### DO THIS
Could the lines from the start of the data through the line with "17.5, 16.1, 14.9]" be set down exactly, with no pictures among them?

### SOURCE DATA
+ + +
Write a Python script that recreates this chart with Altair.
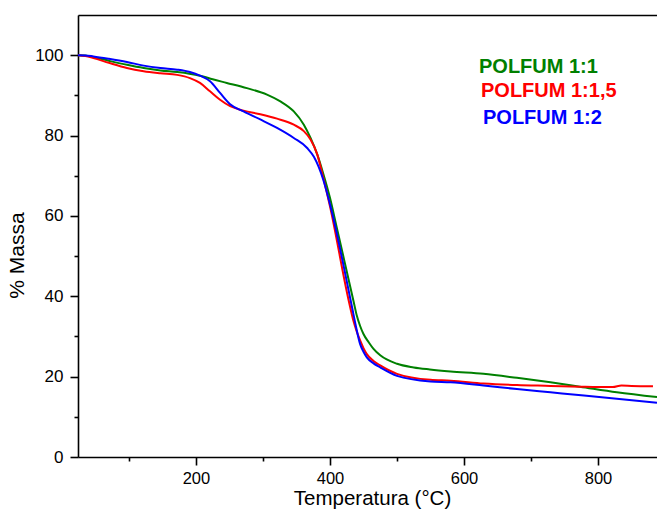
import altair as alt
import pandas as pd

series_names = ["POLFUM 1:1", "POLFUM 1:1,5", "POLFUM 1:2"]
series_colors = ["#008000", "#ff0000", "#0000ff"]

# POLFUM 1:1 (green)
temp_11 = [24, 35, 47, 70, 97, 122, 147, 172, 190, 206, 225, 246, 276, 306, 326, 346, 361, 371,
           381, 390, 400, 410, 420, 435, 440, 445, 450, 458, 465, 475, 500, 525, 549, 580, 629,
           679, 729, 773, 828, 888]
mass_11 = [100, 99.9, 99.5, 98.6, 97.6, 96.8, 96.2, 95.8, 95.4, 94.9, 94.0, 93.1, 91.8, 90.2,
           88.5, 86.0, 82.7, 79.4, 75.3, 70.5, 64.5, 57.2, 49.9, 38.9, 35.2, 32.6, 30.6, 28.5,
           26.9, 25.3, 23.2, 22.3, 21.8, 21.3, 20.7, 19.7, 18.6, 17.5, 16.1, 14.9]

# POLFUM 1:1,5 (red)
temp_115 = [24, 35, 47, 70, 97, 122, 147, 172, 191, 206, 221, 236, 251, 271, 296, 321, 346, 361,
            371, 381, 390, 400, 428, 435, 440, 445, 450, 455, 465, 475, 500, 550, 580, 629, 679,
            729, 773, 800, 822, 835, 850, 882]
mass_115 = [100, 99.8, 99.3, 98.1, 96.8, 96.0, 95.5, 95.1, 94.3, 93.1, 91.0, 88.9, 87.3, 86.2,
            85.3, 84.2, 82.7, 81.1, 79.0, 75.3, 69.5, 62.4, 38.9, 33.9, 31.2, 29.0, 27.1, 25.6,
            23.9, 22.8, 20.7, 19.2, 19.0, 18.3, 17.9, 17.7, 17.5, 17.4, 17.4, 17.8, 17.7, 17.6]

# POLFUM 1:2 (blue)
temp_12 = [24, 35, 47, 70, 97, 122, 147, 172, 191, 206, 221, 236, 251, 271, 296, 321, 346, 366,
           376, 390, 400, 433, 438, 445, 450, 455, 465, 475, 500, 550, 580, 629, 679, 729, 779,
           828, 888]
mass_12 = [100, 99.95, 99.7, 99.1, 98.3, 97.4, 96.8, 96.4, 95.8, 94.9, 93.5, 90.6, 87.8, 86.0,
           84.0, 81.9, 79.4, 76.9, 74.7, 69.0, 62.9, 37.2, 33.1, 28.1, 26.2, 24.8, 23.3, 22.3,
           20.2, 18.8, 18.6, 17.8, 16.9, 16.1, 15.3, 14.5, 13.5]

x_ticks = [100, 200, 300, 400, 500, 600, 700, 800]
y_ticks = [0, 10, 20, 30, 40, 50, 60, 70, 80, 90, 100]

rows = []
for name, ts, ms in zip(series_names, [temp_11, temp_115, temp_12], [mass_11, mass_115, mass_12]):
    for t, m in zip(ts, ms):
        rows.append({"serie": name, "T": t, "M": m})
df = pd.DataFrame(rows)

W, H = 579, 442
FONT = "Liberation Sans"

x_scale = alt.Scale(domain=[24, 888], nice=False, zero=False)
y_scale = alt.Scale(domain=[0, 110], nice=False, zero=False)

x_axis = alt.Axis(
    values=x_ticks,
    labelExpr="datum.value % 200 === 0 ? datum.label : ''",
    tickSize={"condition": {"test": "datum.value % 200 === 0", "value": 8}, "value": 4},
    tickColor="black", tickWidth=1.6, domainColor="black", domainWidth=1.6,
    labelFontSize=16.5, labelColor="black", labelPadding=5, labelFont=FONT,
    titleFontSize=20.5, titleFontWeight="normal", titleColor="black", titleFont=FONT,
    titleX=294, titleY=31, grid=False,
)
y_axis = alt.Axis(
    values=y_ticks,
    labelExpr="datum.value % 20 === 0 ? datum.label : ''",
    tickSize={"condition": {"test": "datum.value % 20 === 0", "value": 8}, "value": 4},
    tickColor="black", tickWidth=1.6, domainColor="black", domainWidth=1.6,
    labelFontSize=17, labelColor="black", labelPadding=7, labelFont=FONT,
    titleFontSize=21, titleFontWeight="normal", titleColor="black", titleFont=FONT,
    titleY=240, titlePadding=7, grid=False,
)

lines = alt.Chart(df).mark_line(strokeWidth=2, interpolate="monotone", clip=True).encode(
    x=alt.X("T:Q", scale=x_scale, axis=x_axis, title="Temperatura (°C)"),
    y=alt.Y("M:Q", scale=y_scale, axis=y_axis, title="% Massa"),
    color=alt.Color("serie:N", scale=alt.Scale(domain=series_names, range=series_colors), legend=None),
)

top_axis = alt.Chart(df).mark_rule(opacity=0).encode(
    x=alt.X("T:Q", scale=x_scale,
            axis=alt.Axis(orient="top", labels=False, ticks=False, title=None, grid=False,
                          domainColor="black", domainWidth=1.6)),
)

legend_x = [401, 403, 405]
legend_y = [58, 82, 109]
legend_layers = []
for name, col, lx, ly in zip(series_names, series_colors, legend_x, legend_y):
    legend_layers.append(
        alt.Chart(pd.DataFrame({"label": [name]})).mark_text(
            align="left", baseline="alphabetic", fontSize=20, fontWeight="bold",
            font=FONT, color=col,
        ).encode(x=alt.value(lx), y=alt.value(ly), text="label:N")
    )

chart = alt.layer(lines, top_axis, *legend_layers).resolve_axis(x="independent").properties(
    width=W, height=H,
    autosize=alt.AutoSizeParams(type="none"),
    padding={"left": 78, "top": 15, "right": 0, "bottom": 52},
).configure_view(stroke=None).configure(font=FONT, background="white")

chart.save("out.html", embed_options={"renderer": "svg", "actions": False})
+ + +
### SOLUTION TO THIS EXERCISE
Write a Python script that recreates this chart with Altair.
import altair as alt
import pandas as pd

series_names = ["POLFUM 1:1", "POLFUM 1:1,5", "POLFUM 1:2"]
series_colors = ["#008000", "#ff0000", "#0000ff"]

# POLFUM 1:1 (green)
temp_11 = [24, 35, 47, 70, 97, 122, 147, 172, 190, 206, 225, 246, 276, 306, 326, 346, 361, 371,
           381, 390, 400, 410, 420, 435, 440, 445, 450, 458, 465, 475, 500, 525, 549, 580, 629,
           679, 729, 773, 828, 888]
mass_11 = [100, 99.9, 99.5, 98.6, 97.6, 96.8, 96.2, 95.8, 95.4, 94.9, 94.0, 93.1, 91.8, 90.2,
           88.5, 86.0, 82.7, 79.4, 75.3, 70.5, 64.5, 57.2, 49.9, 38.9, 35.2, 32.6, 30.6, 28.5,
           26.9, 25.3, 23.2, 22.3, 21.8, 21.3, 20.7, 19.7, 18.6, 17.5, 16.1, 14.9]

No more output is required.